Wampfler (2019) nennt in seinem Buch "Generation 'Social Media'" neun Symptome, die für die Diagnose "Social-Media-Sucht' relevant sind:
- Sowohl zeitlich als auch gedanklich setzt sich eine Person immer stärker mit der Nutzung von Social Media auseinander und verliert dadurch Verhaltensmöglichkeiten. Sie erlebt das als Kontrollverlust; oft nutzt sie Social Media gegen ihren Willen.
- Dieser eingeschränkte Handlungsspielraum wirkt sich negativ auf die schulische oder berufliche Leistung einer Person aus.
- Aus 1. und 2. resultieren häufig Konflikte mit wichtigen Bezugspersonen, die
- in einen sozialen Rückzug münden, damit genügend Zeit vorhanden ist, sich den medialen Aktivitäten zu widmen.
- Damit sind häufig Lügen verbunden: Abhängige geben vor, weniger Zeit mit Social Media zu verbringen, als das tatsächlich der Fall ist.
- Die Nutzung wird als immer weniger befriedigend empfunden, weil ein Aufbau von Toleranz stattfindet. Resultat: Was zu Beginn der problematischen Nutzung zur Euphorie geführt hat, kann nur noch durch hohen emotionalen und zeitlichen Aufwand erreicht werden.
- Eingeschränkte Nutzungsmöglichkeiten führen zu Entzugserscheinungen.
- Versuche, die Nutzung einzuschränken, scheitern.
- Die Sucht hat körperliche Konsequenzen wie Schlafmangel, Über- oder Untergewicht etc. (Wampfler 2019, S. 66f.)
Laut WHO zeigten im Jahr 2022 mehr als jede*r zehnte Jugendliche eine bedenkliche Social-Media-Nutzung (definiert u. a. durch Kontrollverlust, Entzugserscheinungen und Vernachlässigung anderer Aktivitäten).
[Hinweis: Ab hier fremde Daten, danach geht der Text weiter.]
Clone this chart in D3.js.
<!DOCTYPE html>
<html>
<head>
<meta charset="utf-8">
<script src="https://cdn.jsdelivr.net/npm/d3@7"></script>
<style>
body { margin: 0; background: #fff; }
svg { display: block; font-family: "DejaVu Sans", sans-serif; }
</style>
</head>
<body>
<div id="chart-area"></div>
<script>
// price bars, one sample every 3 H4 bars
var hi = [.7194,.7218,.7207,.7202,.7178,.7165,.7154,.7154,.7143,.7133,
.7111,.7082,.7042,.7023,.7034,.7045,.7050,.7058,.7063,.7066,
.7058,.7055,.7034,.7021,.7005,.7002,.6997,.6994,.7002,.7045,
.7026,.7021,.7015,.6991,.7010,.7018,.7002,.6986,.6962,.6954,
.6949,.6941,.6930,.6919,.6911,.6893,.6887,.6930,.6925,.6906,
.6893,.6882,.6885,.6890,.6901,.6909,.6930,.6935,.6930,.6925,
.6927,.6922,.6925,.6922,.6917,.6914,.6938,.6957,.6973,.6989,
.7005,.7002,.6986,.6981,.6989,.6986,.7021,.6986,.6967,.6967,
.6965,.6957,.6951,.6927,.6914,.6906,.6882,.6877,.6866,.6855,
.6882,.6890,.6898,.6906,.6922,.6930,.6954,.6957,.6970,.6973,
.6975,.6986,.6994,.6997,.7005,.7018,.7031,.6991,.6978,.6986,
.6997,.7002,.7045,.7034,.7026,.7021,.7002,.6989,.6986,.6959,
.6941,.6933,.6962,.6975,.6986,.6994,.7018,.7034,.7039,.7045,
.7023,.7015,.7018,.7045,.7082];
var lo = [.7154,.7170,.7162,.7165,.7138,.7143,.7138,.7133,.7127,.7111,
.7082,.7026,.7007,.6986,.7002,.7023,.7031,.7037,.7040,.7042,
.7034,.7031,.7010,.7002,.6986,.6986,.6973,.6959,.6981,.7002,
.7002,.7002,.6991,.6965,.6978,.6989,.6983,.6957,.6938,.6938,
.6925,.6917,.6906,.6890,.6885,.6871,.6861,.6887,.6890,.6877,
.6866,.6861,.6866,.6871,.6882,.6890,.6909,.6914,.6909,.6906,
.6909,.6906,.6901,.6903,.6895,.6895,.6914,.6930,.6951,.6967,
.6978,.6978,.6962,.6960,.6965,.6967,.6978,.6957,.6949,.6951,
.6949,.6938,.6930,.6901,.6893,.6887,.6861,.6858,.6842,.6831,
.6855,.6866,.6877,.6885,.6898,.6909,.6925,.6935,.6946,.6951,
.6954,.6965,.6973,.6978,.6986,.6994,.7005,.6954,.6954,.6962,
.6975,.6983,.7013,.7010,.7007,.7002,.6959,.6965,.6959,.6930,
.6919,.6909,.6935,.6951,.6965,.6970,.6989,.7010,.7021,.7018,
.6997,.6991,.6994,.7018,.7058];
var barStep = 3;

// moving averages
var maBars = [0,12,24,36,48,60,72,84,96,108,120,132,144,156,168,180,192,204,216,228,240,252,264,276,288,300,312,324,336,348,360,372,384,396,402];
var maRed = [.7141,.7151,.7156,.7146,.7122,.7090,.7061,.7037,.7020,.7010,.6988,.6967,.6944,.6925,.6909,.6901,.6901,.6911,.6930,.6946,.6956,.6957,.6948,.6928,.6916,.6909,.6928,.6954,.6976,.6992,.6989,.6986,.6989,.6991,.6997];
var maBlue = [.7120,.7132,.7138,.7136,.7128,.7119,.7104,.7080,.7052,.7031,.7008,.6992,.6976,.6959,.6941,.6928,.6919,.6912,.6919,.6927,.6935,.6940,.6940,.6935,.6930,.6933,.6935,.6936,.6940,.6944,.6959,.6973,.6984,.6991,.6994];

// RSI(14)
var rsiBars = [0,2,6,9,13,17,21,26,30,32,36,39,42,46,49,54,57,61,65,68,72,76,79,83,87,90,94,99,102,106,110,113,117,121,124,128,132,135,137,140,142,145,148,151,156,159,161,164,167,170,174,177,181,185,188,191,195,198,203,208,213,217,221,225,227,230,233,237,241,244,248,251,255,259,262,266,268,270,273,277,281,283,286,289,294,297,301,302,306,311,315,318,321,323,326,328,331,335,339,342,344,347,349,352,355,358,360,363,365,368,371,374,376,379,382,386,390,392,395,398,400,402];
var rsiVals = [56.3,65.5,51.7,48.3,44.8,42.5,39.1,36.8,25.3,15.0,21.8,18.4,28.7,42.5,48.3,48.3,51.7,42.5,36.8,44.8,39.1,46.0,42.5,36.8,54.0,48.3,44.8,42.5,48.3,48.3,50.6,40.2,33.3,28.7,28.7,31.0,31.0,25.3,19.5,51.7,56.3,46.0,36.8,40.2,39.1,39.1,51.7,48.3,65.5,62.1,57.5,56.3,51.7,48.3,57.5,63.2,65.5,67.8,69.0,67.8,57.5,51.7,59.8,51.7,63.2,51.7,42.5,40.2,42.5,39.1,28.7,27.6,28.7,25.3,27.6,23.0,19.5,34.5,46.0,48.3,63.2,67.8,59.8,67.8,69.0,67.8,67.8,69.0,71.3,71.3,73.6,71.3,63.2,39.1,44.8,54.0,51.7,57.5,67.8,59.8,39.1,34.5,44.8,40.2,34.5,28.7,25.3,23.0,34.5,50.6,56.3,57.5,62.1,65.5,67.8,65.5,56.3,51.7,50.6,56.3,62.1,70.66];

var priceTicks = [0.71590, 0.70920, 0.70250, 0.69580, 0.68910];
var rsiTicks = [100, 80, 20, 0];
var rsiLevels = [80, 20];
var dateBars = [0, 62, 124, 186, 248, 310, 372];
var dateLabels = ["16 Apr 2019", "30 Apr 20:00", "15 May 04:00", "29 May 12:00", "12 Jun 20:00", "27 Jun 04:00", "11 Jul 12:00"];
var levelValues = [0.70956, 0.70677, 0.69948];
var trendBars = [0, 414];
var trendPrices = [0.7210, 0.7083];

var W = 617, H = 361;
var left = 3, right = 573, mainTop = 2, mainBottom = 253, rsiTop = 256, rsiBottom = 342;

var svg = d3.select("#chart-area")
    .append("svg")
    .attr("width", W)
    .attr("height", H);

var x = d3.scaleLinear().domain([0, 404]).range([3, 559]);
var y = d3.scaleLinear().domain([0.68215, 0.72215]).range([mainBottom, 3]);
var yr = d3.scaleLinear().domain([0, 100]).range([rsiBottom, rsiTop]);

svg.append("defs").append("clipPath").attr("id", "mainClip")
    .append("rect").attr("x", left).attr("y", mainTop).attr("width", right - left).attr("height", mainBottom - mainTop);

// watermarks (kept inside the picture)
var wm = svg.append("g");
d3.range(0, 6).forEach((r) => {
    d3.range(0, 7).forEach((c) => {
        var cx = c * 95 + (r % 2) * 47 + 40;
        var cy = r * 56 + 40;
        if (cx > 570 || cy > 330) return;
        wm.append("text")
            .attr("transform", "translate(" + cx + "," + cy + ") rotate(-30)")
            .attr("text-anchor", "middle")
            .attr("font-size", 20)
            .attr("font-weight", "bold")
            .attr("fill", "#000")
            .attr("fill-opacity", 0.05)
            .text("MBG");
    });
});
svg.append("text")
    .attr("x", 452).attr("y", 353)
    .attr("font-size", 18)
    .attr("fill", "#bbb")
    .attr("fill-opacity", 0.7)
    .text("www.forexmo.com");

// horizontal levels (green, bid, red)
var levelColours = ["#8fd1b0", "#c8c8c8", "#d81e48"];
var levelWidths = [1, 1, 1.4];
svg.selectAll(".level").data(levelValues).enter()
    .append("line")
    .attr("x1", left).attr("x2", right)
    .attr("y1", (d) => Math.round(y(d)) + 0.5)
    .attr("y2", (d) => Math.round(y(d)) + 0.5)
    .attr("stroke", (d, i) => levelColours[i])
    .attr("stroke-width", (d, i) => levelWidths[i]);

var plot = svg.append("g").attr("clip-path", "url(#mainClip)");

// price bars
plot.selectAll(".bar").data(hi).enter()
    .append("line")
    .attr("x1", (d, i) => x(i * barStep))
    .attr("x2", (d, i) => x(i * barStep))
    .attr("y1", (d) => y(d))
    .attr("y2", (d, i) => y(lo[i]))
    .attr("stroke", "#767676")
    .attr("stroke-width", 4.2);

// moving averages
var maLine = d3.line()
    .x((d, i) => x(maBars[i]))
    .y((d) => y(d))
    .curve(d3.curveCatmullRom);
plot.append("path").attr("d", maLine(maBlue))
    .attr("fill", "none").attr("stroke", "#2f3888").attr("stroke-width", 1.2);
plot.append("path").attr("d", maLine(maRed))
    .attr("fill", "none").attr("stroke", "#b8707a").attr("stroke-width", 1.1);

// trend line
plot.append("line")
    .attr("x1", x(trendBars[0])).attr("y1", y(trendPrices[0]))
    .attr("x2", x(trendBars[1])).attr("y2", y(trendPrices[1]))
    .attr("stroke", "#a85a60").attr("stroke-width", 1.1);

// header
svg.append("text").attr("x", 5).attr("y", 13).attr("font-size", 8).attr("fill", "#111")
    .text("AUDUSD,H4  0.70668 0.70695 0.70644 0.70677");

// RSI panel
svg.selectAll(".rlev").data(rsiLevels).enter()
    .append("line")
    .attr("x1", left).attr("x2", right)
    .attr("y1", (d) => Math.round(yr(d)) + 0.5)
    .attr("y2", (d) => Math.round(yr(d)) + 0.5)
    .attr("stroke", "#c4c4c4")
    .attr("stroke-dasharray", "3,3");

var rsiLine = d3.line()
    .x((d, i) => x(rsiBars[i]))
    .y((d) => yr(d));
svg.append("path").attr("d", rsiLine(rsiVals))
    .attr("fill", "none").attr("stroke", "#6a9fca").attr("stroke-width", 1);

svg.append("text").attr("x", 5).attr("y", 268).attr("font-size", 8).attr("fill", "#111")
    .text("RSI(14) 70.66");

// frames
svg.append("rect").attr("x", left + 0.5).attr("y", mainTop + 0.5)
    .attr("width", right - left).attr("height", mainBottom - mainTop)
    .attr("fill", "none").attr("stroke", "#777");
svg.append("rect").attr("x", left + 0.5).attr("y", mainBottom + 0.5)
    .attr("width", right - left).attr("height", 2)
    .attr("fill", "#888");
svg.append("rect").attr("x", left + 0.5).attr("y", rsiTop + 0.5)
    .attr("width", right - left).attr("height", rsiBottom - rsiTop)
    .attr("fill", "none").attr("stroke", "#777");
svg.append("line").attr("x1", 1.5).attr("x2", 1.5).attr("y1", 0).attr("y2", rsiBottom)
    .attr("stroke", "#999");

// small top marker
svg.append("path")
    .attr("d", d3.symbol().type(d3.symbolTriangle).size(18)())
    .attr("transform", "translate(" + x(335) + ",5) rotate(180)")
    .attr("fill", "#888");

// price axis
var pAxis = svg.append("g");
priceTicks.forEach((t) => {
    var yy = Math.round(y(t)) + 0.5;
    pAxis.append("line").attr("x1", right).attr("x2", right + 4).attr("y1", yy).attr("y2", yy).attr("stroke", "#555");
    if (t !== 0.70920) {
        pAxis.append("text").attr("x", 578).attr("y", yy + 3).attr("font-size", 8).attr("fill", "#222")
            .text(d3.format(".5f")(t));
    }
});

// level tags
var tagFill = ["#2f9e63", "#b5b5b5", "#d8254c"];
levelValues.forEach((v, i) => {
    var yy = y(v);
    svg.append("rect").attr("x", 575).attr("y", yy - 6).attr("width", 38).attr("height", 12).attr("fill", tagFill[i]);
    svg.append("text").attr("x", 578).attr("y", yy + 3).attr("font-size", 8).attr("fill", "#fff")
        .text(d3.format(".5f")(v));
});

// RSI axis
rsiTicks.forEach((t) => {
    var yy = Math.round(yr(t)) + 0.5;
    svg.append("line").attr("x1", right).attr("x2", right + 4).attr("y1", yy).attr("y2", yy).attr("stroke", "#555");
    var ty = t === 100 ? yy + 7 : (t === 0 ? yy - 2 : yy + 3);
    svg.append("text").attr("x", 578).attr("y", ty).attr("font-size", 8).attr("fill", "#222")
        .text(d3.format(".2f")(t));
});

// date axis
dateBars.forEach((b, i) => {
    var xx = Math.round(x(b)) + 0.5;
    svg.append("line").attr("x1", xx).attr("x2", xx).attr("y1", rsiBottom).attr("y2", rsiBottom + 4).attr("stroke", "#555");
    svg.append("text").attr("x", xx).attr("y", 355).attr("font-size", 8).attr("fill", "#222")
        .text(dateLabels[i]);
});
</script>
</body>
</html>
Mädchen waren mit 13 % häufiger betroffen als Jungen (9 %). Gleichzeitig unterstreicht der WHO-Bericht auch positive Aspekte von Social Media: "Jugendliche, die zwar intensive, aber nicht-problematische Nutzer sind, berichten von stärkerer Unterstützung durch Gleichaltrige und sozialen Verbindungen."
"'Online-Sein' hat sich also von einem technisch-quantitativen zu einem emotional-qualitativen Konzept gewandelt. Eine klare, rein technisch determinierte Demarkationslinie zwischen Online- und Offline-Zuständen existiert nicht mehr, online zu sein, ist mittlerweile Normalität, 'offline zu sein [...] ein Ausnahmezustand - eine Notsituation' (DIVSI 2014, 68). Damit ist eine für den digitalen Dualismus grundlegende Differenzierung obsolet geworden. Medialitätsbewusstsein kann nicht länger als Unterscheidung zwischen Offline-Welten (= reale Alltagswelt) und Online-Welten (= mediale Konstruktion) verstanden werden, weil sich einst disjunkte Felder inzwischen untrennbar verwoben haben." (Frederking/Krommer 2014, S. 166).
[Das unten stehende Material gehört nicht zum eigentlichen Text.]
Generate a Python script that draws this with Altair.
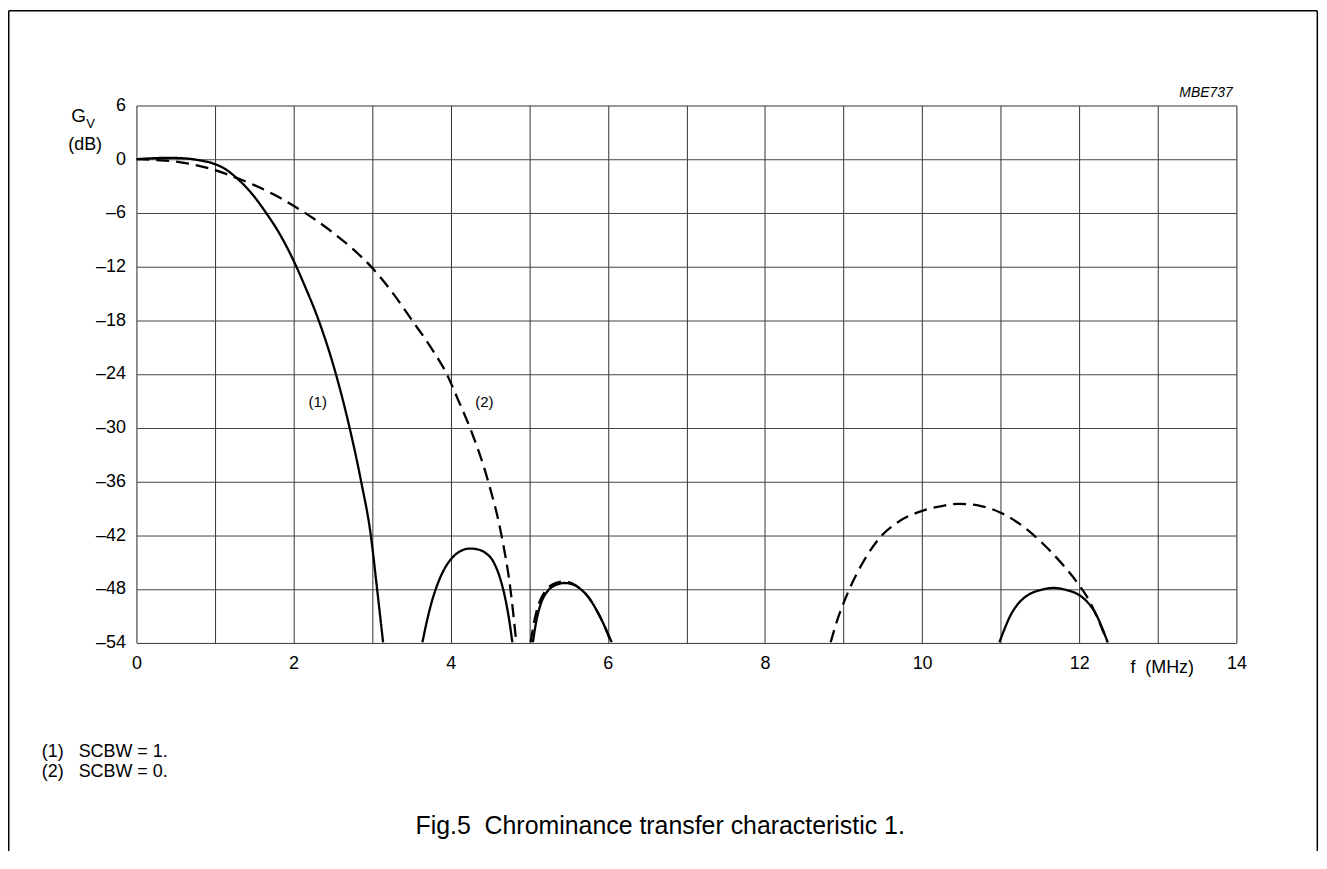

Tweet von Dejan Mihajlović (Twitter: @DejanFreiburg) zur Smartphonenutzung; Quelle: https://twitter.com/dejanfreiburg/status/961256107275685888
Die Ergebnisse der WHO-Studie nimmt die Politik und das Gesundheitssystem, explizit aber auch das Bildungssystem in die Pflicht.
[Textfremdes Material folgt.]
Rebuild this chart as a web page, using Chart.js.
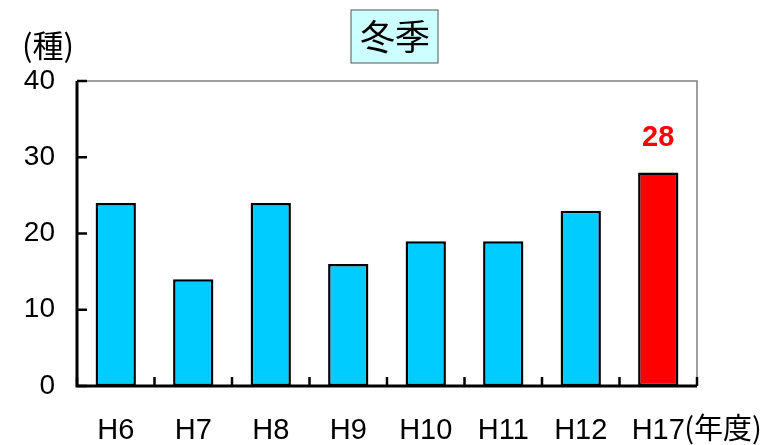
<!DOCTYPE html>
<html>
<head>
<meta charset="utf-8">
<script src="https://cdn.jsdelivr.net/npm/chart.js@4/dist/chart.umd.min.js"></script>
<style>
  html, body { margin: 0; padding: 0; background: #fff; }
  #wrap { width: 780px; height: 445px; }
</style>
</head>
<body>
<div id="wrap"><canvas id="chart" width="780" height="445"></canvas></div>
<script>
const categories = ["H6", "H7", "H8", "H9", "H10", "H11", "H12", "H17"];
const speciesCount = [24, 14, 24, 16, 19, 19, 23, 28];
const yTicks = [0, 10, 20, 30, 40];
const highlightIndex = 7;

const FONT = "'Liberation Sans', 'Noto Sans CJK JP', sans-serif";
const JP_FONT = "'Noto Sans CJK JP', sans-serif";

const barColors = speciesCount.map((v, i) => i === highlightIndex ? "#ff0000" : "#00ccff");

// frame, inside ticks, title box and extra texts
const decorations = {
  id: "decorations",
  afterDraw(chart) {
    const ctx = chart.ctx;
    const area = chart.chartArea;
    const xs = chart.scales.x;
    const ys = chart.scales.y;
    ctx.save();

    // gray top / right border
    ctx.strokeStyle = "#808080";
    ctx.lineWidth = 1.5;
    ctx.beginPath();
    ctx.moveTo(area.left, area.top);
    ctx.lineTo(area.right, area.top);
    ctx.lineTo(area.right, area.bottom);
    ctx.stroke();

    // black axes
    ctx.strokeStyle = "#000";
    ctx.lineWidth = 3;
    ctx.beginPath();
    ctx.moveTo(area.left, area.top);
    ctx.lineTo(area.left, area.bottom);
    ctx.lineTo(area.right, area.bottom);
    ctx.stroke();

    // y ticks (inside)
    ctx.lineWidth = 2.5;
    yTicks.forEach(t => {
      const y = ys.getPixelForValue(t);
      ctx.beginPath();
      ctx.moveTo(area.left, y);
      ctx.lineTo(area.left + 10, y);
      ctx.stroke();
    });
    // x ticks between categories (inside)
    for (let i = 0; i <= categories.length; i++) {
      const x = xs.getPixelForValue(i - 0.5);
      ctx.beginPath();
      ctx.moveTo(x, area.bottom);
      ctx.lineTo(x, area.bottom - 9);
      ctx.stroke();
    }

    // title box
    const cx = (area.left + area.right) / 2 + 7;
    ctx.fillStyle = "#ccffff";
    ctx.fillRect(cx - 43, 10, 87, 53);
    ctx.strokeStyle = "#555";
    ctx.lineWidth = 1;
    ctx.strokeRect(cx - 43, 10, 87, 53);
    ctx.fillStyle = "#000";
    ctx.font = "35px " + JP_FONT;
    ctx.textAlign = "center";
    ctx.textBaseline = "middle";
    ctx.fillText("冬季", cx + 1, 37);

    // unit labels
    ctx.font = "31px " + JP_FONT;
    ctx.textAlign = "left";
    ctx.fillText("(種)", 22, 45);
    const lastX = xs.getPixelForValue(categories.length - 1);
    ctx.font = "29px " + JP_FONT;
    ctx.fillText("(年度)", lastX + 26, 428);

    // value label on highlighted bar
    const bar = chart.getDatasetMeta(0).data[highlightIndex];
    ctx.fillStyle = "#ff0000";
    ctx.font = "bold 29px " + FONT;
    ctx.textAlign = "center";
    ctx.fillText(String(speciesCount[highlightIndex]), bar.x, bar.y - 35);

    ctx.restore();
  }
};

new Chart(document.getElementById("chart"), {
  type: "bar",
  data: {
    labels: categories,
    datasets: [{
      data: speciesCount,
      backgroundColor: barColors,
      borderColor: "#000",
      borderWidth: 2.5,
      borderSkipped: false,
      barPercentage: 0.52,
      categoryPercentage: 1.0
    }]
  },
  options: {
    responsive: false,
    animation: false,
    layout: { padding: { top: 81, right: 83, left: 0, bottom: 0 } },
    plugins: {
      legend: { display: false },
      tooltip: { enabled: false },
      title: { display: false }
    },
    scales: {
      x: {
        grid: { display: false, drawTicks: false },
        border: { display: false },
        ticks: {
          color: "#000",
          font: { family: FONT, size: 29 },
          padding: 28,
          maxRotation: 0
        },
        afterFit(scale) { scale.height = 59; }
      },
      y: {
        min: 0,
        max: 40,
        grid: { display: false, drawTicks: false },
        border: { display: false },
        ticks: {
          stepSize: 10,
          color: "#000",
          font: { family: FONT, size: 28 },
          padding: 22
        },
        afterFit(scale) { scale.width = 77; }
      }
    }
  },
  plugins: [decorations]
});
</script>
</body>
</html>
Folgende Handlungsappelle werden formuliert:
- Mehr Investitionen in ein gesundheitsförderndes schulisches Umfeld, das die Vermittlung digitaler Kompetenzen umfasst. Umsetzung evidenzbasierter Programme in Schulen, die sich mit dem verantwortungsvollen Umgang mit sozialen Medien, Online-Sicherheit, kritischem Denken und gesunden Spielgewohnheiten befassen.
- Ausweitung der psychischen Gesundheitsversorgung. Gewährleistung des Zugangs zu vertraulichen, unvoreingenommenen und erschwinglichen Angeboten der psychischen Gesundheitsversorgung, die sich mit Problemen befassen, die sich aus der problematischen Nutzung digitaler Technologien ergeben.
- Förderung eines offenen Dialogs. Anregung von Gesprächen über das digitale Wohlbefinden in Familien, Schulen und Gemeinschaften, um Stigmatisierung zu verringern und das Bewusstsein zu schärfen.
- Schulung von Pädagogen und Gesundheitsfachkräften. Angebot spezieller Schulungen, um eine effektive und integrative digitale Kompetenz und entsprechende Unterstützung zu gewährleisten.
- Durchsetzung der Rechenschaftspflicht von Plattformen. Sicherstellung, dass Social-Media-Plattformen Altersbeschränkungen durchsetzen, und Schaffung eines Regulierungsrahmens, der die verantwortungsvolle Gestaltung digitaler Tools für junge Nutzer fördert.